◆ **TASK INSTRUCTIONS**:
Reproduce the material word for word; the images stay out.

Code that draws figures
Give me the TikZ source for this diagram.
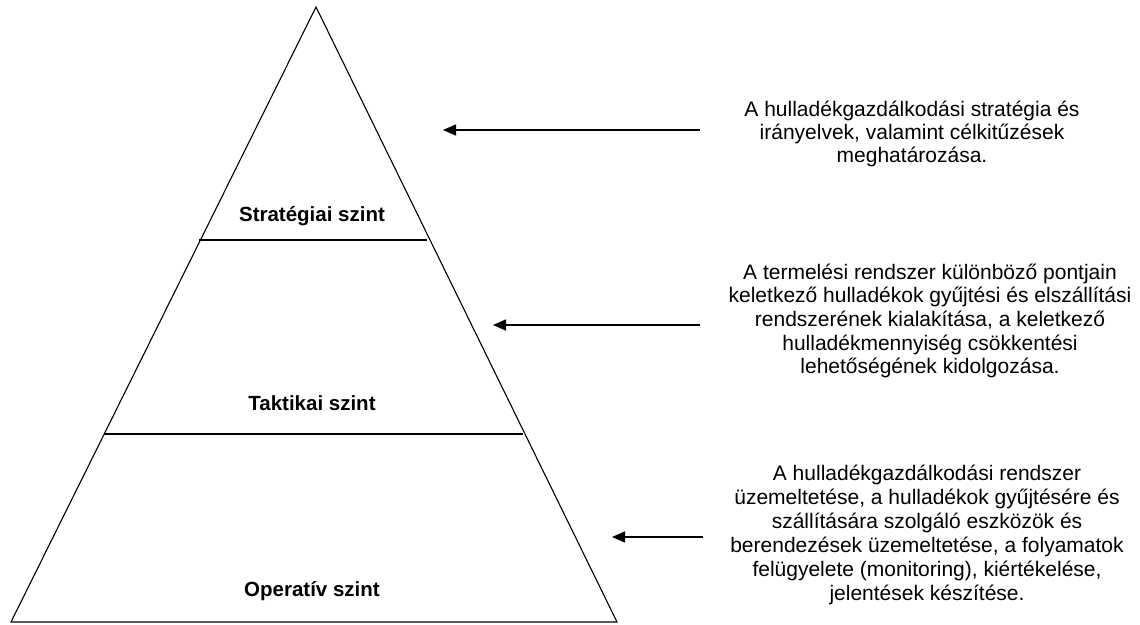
\documentclass[tikz,border=0pt]{standalone}
\usepackage{fontspec}
\setmainfont{Liberation Sans}
\usetikzlibrary{arrows.meta}
\begin{document}
\begin{tikzpicture}[x=1pt,y=-1pt,
  edge/.style={line width=1.1pt,black},
  divider/.style={line width=1.4pt,black},
  levellabel/.style={font=\fontsize{20.5}{24}\selectfont\bfseries,inner sep=0pt},
  desc/.style={font=\fontsize{21}{23.6}\selectfont,align=center,inner sep=0pt},
  pointer/.style={line width=1.5pt,-{Triangle[length=13pt,width=11pt]}}]
\useasboundingbox (0,0) rectangle (1140,624);

% pyramid outline
\coordinate (apex) at (316,7);
\coordinate (bl) at (11,622);
\coordinate (br) at (617,622);
\draw[edge,line join=miter] (apex) -- (br) -- (bl) -- cycle;

% level dividers
\coordinate (d1l) at (199,240);
\coordinate (d1r) at (427,240);
\coordinate (d2l) at (104,434);
\coordinate (d2r) at (523,434);
\draw[divider] (d1l) -- (d1r);
\draw[divider] (d2l) -- (d2r);

% level names
\node[levellabel] (strat) at (312,216) {Stratégiai szint};
\node[levellabel] (takt) at (312,403) {Taktikai szint};
\node[levellabel] (oper) at (312,591) {Operatív szint};

% descriptions
\node[desc,font=\fontsize{21}{22.6}\selectfont] (t1) at (912,134) {A hulladékgazdálkodási stratégia és\\irányelvek, valamint célkitűzések\\meghatározása.};
\node[desc] (t2) at (930,321) {A termelési rendszer különböző pontjain\\keletkező hulladékok gyűjtési és elszállítási\\rendszerének kialakítása, a keletkező\\hulladékmennyiség csökkentési\\lehetőségének kidolgozása.};
\node[desc,font=\fontsize{21}{24}\selectfont] (t3) at (927,535) {A hulladékgazdálkodási rendszer\\üzemeltetése, a hulladékok gyűjtésére és\\szállítására szolgáló eszközök és\\berendezések üzemeltetése, a folyamatok\\felügyelete (monitoring), kiértékelése,\\jelentések készítése.};

% pointers into the pyramid
\coordinate (s1) at (700,130);
\coordinate (e1) at (443,130);
\coordinate (s2) at (700,325);
\coordinate (e2) at (493,325);
\coordinate (s3) at (703,537);
\coordinate (e3) at (612,537);
\draw[pointer] (s1) -- (e1);
\draw[pointer] (s2) -- (e2);
\draw[pointer] (s3) -- (e3);
\end{tikzpicture}
\end{document}
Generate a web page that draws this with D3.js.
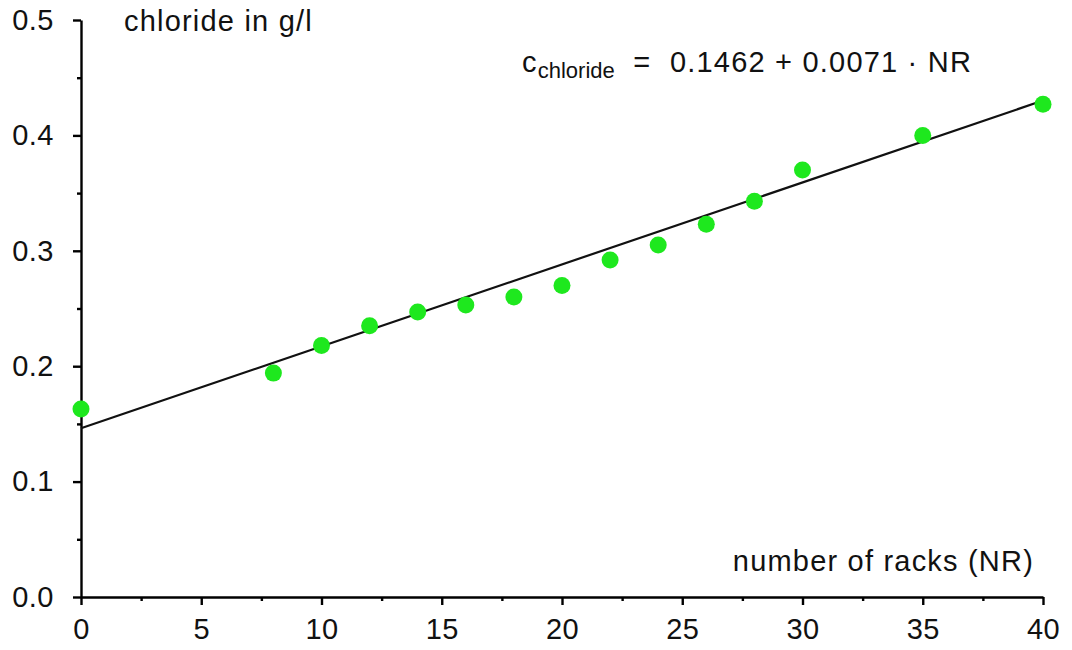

◆ **THE OUTPUT**:
Give me the TikZ source for this diagram.
\documentclass[tikz,border=0pt]{standalone}
\usepackage{fontspec}
\setmainfont{Liberation Sans}
\usetikzlibrary{arrows.meta}
\begin{document}
\begin{tikzpicture}[x=1pt,y=-1pt,
  edge/.style={line width=1.1pt,black},
  divider/.style={line width=1.4pt,black},
  levellabel/.style={font=\fontsize{20.5}{24}\selectfont\bfseries,inner sep=0pt},
  desc/.style={font=\fontsize{21}{23.6}\selectfont,align=center,inner sep=0pt},
  pointer/.style={line width=1.5pt,-{Triangle[length=13pt,width=11pt]}}]
\useasboundingbox (0,0) rectangle (1140,624);

% pyramid outline
\coordinate (apex) at (316,7);
\coordinate (bl) at (11,622);
\coordinate (br) at (617,622);
\draw[edge,line join=miter] (apex) -- (br) -- (bl) -- cycle;

% level dividers
\coordinate (d1l) at (199,240);
\coordinate (d1r) at (427,240);
\coordinate (d2l) at (104,434);
\coordinate (d2r) at (523,434);
\draw[divider] (d1l) -- (d1r);
\draw[divider] (d2l) -- (d2r);

% level names
\node[levellabel] (strat) at (312,216) {Stratégiai szint};
\node[levellabel] (takt) at (312,403) {Taktikai szint};
\node[levellabel] (oper) at (312,591) {Operatív szint};

% descriptions
\node[desc,font=\fontsize{21}{22.6}\selectfont] (t1) at (912,134) {A hulladékgazdálkodási stratégia és\\irányelvek, valamint célkitűzések\\meghatározása.};
\node[desc] (t2) at (930,321) {A termelési rendszer különböző pontjain\\keletkező hulladékok gyűjtési és elszállítási\\rendszerének kialakítása, a keletkező\\hulladékmennyiség csökkentési\\lehetőségének kidolgozása.};
\node[desc,font=\fontsize{21}{24}\selectfont] (t3) at (927,535) {A hulladékgazdálkodási rendszer\\üzemeltetése, a hulladékok gyűjtésére és\\szállítására szolgáló eszközök és\\berendezések üzemeltetése, a folyamatok\\felügyelete (monitoring), kiértékelése,\\jelentések készítése.};

% pointers into the pyramid
\coordinate (s1) at (700,130);
\coordinate (e1) at (443,130);
\coordinate (s2) at (700,325);
\coordinate (e2) at (493,325);
\coordinate (s3) at (703,537);
\coordinate (e3) at (612,537);
\draw[pointer] (s1) -- (e1);
\draw[pointer] (s2) -- (e2);
\draw[pointer] (s3) -- (e3);
\end{tikzpicture}
\end{document}
Generate a web page that draws this with D3.js.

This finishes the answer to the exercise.